■ SHORT EXERCISE
Return only the lines from the top of the data down to the one that holds "epochs = np.arange(1, 151)", both included, without any pictures.

■ RECORDED DATA
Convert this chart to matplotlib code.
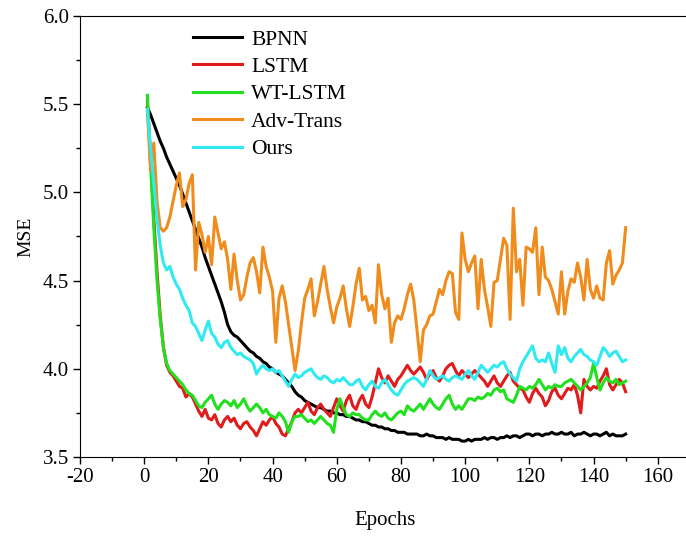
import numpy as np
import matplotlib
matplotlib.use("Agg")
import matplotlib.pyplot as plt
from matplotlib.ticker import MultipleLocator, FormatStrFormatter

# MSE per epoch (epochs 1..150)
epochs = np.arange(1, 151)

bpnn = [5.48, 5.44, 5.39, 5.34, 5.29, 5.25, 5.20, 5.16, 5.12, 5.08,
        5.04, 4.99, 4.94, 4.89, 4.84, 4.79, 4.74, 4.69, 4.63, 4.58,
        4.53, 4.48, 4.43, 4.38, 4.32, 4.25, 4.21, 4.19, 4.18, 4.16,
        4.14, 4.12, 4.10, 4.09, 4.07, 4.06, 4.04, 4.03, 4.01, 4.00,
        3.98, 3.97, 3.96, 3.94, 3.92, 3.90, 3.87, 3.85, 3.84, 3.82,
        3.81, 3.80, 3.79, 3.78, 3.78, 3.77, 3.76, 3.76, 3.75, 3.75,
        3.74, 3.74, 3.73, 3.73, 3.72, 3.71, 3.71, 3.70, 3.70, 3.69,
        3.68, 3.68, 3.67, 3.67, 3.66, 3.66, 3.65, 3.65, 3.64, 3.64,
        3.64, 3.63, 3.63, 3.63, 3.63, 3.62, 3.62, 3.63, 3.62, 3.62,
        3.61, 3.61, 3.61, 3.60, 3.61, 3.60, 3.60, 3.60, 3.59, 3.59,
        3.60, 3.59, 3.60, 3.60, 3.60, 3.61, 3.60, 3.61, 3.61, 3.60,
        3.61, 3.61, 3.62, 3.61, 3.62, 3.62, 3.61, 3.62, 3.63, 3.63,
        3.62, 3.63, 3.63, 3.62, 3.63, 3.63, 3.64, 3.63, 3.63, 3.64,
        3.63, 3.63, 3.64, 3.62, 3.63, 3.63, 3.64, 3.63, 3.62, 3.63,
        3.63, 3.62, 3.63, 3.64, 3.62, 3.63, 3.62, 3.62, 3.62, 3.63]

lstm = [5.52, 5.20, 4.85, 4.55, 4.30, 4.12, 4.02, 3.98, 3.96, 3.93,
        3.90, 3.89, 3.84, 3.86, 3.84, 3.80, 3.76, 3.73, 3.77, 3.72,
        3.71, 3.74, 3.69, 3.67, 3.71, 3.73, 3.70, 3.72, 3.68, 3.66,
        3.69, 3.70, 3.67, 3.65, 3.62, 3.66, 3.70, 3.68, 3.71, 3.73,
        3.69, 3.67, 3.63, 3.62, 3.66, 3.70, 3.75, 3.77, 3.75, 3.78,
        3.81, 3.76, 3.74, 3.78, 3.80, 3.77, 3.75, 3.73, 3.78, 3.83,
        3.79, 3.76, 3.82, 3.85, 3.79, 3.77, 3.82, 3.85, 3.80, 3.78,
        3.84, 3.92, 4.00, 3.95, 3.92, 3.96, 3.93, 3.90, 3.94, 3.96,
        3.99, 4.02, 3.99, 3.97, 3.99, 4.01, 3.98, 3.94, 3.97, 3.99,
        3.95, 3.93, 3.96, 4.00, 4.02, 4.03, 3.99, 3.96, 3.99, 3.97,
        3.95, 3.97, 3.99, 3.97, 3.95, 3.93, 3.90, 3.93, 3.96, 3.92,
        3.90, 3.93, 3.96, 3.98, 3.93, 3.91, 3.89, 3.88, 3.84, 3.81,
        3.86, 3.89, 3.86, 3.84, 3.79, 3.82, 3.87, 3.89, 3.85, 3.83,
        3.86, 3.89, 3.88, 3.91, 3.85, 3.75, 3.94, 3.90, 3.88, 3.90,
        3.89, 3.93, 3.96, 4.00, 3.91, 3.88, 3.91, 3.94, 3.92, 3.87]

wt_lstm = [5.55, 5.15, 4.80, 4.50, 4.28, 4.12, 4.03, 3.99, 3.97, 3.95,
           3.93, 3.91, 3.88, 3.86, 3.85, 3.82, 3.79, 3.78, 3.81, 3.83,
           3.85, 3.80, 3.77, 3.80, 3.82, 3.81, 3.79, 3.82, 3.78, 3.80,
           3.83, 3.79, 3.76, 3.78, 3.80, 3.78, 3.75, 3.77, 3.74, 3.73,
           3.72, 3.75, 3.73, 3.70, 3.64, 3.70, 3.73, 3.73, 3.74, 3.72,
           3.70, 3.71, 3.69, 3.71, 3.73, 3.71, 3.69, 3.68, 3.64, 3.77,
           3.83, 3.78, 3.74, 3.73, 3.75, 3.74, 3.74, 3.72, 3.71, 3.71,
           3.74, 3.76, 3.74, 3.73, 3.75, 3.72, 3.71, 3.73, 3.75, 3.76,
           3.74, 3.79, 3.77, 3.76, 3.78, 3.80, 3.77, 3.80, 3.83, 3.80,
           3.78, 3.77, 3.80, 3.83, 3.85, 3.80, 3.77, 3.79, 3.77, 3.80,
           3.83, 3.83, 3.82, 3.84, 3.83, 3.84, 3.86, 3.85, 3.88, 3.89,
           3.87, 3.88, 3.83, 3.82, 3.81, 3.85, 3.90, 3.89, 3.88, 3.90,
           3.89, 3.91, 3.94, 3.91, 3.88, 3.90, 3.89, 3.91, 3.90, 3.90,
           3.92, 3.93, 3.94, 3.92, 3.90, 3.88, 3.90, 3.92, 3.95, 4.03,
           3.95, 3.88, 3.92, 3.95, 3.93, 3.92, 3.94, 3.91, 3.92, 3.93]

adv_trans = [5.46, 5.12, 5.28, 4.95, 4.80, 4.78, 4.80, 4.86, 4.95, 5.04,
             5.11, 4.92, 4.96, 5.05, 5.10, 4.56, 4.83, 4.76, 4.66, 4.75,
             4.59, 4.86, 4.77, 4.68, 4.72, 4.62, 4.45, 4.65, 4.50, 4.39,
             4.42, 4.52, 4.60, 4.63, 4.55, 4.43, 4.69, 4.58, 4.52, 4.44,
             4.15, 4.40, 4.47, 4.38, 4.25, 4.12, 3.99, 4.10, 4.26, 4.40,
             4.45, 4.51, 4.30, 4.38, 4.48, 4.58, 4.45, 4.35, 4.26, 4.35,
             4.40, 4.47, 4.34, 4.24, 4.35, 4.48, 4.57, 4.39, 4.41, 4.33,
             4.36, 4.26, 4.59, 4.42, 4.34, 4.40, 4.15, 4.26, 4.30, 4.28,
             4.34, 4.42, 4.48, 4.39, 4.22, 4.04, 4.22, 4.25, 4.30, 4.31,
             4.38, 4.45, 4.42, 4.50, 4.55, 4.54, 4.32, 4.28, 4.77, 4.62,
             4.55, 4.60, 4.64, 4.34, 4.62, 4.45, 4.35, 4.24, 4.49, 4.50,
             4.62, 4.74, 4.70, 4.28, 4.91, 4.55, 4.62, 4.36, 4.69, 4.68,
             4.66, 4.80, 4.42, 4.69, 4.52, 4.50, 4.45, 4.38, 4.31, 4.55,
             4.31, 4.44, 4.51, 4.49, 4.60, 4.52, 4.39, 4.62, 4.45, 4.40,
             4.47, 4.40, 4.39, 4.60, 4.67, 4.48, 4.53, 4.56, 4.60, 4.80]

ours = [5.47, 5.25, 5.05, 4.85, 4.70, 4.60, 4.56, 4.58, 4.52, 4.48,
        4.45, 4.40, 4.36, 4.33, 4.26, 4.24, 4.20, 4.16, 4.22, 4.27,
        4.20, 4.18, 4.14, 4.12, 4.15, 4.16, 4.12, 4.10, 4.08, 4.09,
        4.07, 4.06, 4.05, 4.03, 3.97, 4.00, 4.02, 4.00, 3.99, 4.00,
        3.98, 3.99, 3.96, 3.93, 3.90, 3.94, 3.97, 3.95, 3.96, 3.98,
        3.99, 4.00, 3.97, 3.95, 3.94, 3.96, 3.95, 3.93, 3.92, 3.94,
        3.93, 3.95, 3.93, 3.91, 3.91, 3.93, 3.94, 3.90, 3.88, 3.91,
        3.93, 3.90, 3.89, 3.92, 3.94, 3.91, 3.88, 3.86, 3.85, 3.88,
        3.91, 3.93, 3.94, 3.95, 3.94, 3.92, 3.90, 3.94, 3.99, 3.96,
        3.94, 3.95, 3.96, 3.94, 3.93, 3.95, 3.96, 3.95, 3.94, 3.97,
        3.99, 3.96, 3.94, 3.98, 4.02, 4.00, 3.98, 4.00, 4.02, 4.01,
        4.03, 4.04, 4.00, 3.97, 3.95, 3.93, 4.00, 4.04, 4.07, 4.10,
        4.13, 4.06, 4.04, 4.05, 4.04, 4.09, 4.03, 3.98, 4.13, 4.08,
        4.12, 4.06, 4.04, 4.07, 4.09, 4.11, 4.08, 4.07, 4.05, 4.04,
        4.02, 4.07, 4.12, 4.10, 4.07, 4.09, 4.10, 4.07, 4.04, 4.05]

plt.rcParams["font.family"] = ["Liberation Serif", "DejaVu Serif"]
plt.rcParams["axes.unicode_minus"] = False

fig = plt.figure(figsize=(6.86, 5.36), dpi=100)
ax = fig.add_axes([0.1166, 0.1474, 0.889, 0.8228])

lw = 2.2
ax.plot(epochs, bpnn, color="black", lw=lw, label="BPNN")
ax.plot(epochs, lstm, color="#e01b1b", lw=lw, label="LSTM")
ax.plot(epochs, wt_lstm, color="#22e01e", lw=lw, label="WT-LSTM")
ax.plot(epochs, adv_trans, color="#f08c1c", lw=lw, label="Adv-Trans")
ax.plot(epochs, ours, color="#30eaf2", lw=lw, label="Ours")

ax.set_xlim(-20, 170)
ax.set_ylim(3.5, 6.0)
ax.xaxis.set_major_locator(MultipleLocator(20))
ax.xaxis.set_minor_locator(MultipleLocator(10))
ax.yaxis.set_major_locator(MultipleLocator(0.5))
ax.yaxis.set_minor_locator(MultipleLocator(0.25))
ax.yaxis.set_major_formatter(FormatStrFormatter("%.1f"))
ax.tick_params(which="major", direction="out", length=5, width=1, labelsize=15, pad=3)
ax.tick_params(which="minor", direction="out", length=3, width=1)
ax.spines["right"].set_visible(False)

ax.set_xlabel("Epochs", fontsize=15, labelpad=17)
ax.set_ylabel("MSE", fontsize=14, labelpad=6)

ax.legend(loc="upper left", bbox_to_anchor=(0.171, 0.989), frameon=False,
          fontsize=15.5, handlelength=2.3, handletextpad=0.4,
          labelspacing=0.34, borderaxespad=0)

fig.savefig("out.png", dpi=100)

■ COMPLETE OUTPUT
Convert this chart to matplotlib code.
import numpy as np
import matplotlib
matplotlib.use("Agg")
import matplotlib.pyplot as plt
from matplotlib.ticker import MultipleLocator, FormatStrFormatter

# MSE per epoch (epochs 1..150)
epochs = np.arange(1, 151)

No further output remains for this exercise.